The problem with this country is that people seem to think kid's should only focus on their schoolwork. Neither of my teachers I had for the past two school years gave you detention or even yelled at you for not doing your classwork or homework. All of my high school teachers at my school had a number one rule. If they don't do their homework, just fail them. There was issues where teachers at the K-8 school I went to gave out detentions if you don't do your homework. Then, I see that the 8th grade gets recess detention when they don't even have recess.

Bold: Then those were crappy teachers. No problem is ever solved by ignoring it.

As for the truancy, no. Plus, be aware that these zero-tolerance policies could actually be the number 1 step to try to get out of school. All you have to do is bring a BB gun to your school, haze somebody with it, and then you're gone! What makes it even better? The school district don't send the students who brung weapons to school to alternative nor partnership school. This means that students are now permitted to stay out of school for bringing a BB gun to school.

If a student brings a gunt to school..be it a BB gun or not then they should be in jail ESPECIALLY if they use it. And yes they should be expelled. There are many more students that are worth the time and effort than that idiot that was so fracking stupid as to bring a gun to a school.

And before you complain that "its just a BB GUN!" you should consider that a air pump BB gun can be just as deadly as a .22 rifle.
 
No, kids don't hate school because of the learning, they dislike it because of how the schools are run. Think about it, students are restricted from using the bathroom, which should only apply to people in jail. Some schools also love to get buttsore when there is a certain number of students in the halls (for any reason, with or without a pass) while prisoners are not allowed to leave their cell for any reason.
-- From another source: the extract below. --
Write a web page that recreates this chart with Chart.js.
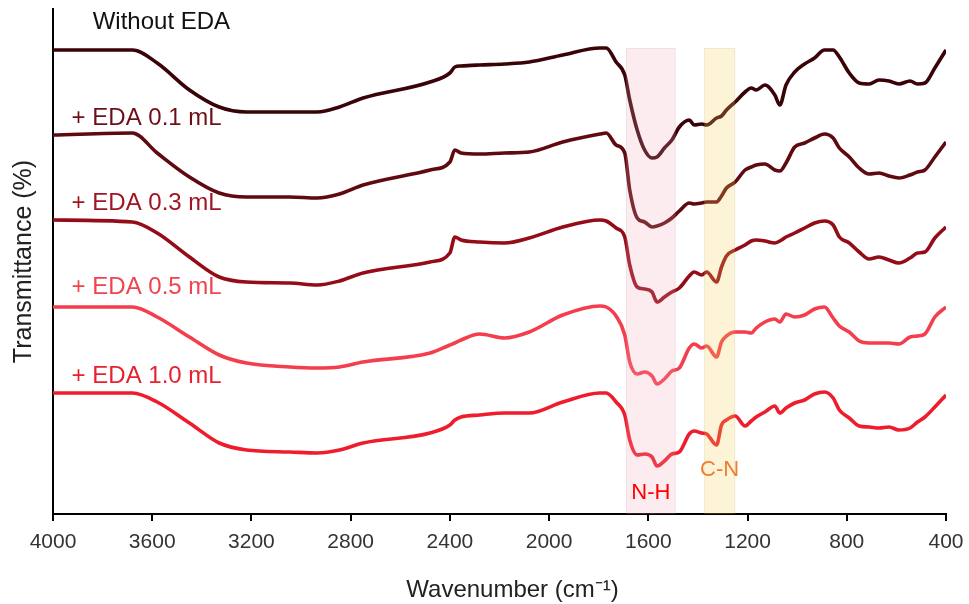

Don't forget the number of community service hours required to graduate high school, while the same thing goes to people who litter or drop a banana out of the car window.

Milwaukee Public Schools does not want their schools to be like a prison, and more of a learning environment. That makes it nearly impossible with school principals making unneccessary rules that jeopardize the possibilty of students feeling that they're actually in school for a reason, not so that they feel that they have to folllow the authority of an administrator or teacher.

Yes exactly, most schools public or private are run like a prison, which is particularly cruel given that the only thing one does to deserve this treatment is being born. If they stop making K-12 education a sheer utter waste of time, do away with actual criminal or otherwise harassing behavior, and stop running them like a prison, then we can talk about punishment for skipping.
 
Kids had better get use to it.

At my job I am restricted in when I go to the bathroom. Only one person at a time can be on break (ie hallways). I also have a required quota to meet (ie community service hours).

Welcome to the real world Marcus903.

Except that you can quit your job at any time and at least attempt to find another that doesn't have such policies, and I'd imagine something actually gets accomplished at your place of work. I doubt employers would put up with co workers being such little ****s to you either as is quite common in K-12. You're also getting paid for it. The "real world" I find is far more what we make of it and has little in common with K-12.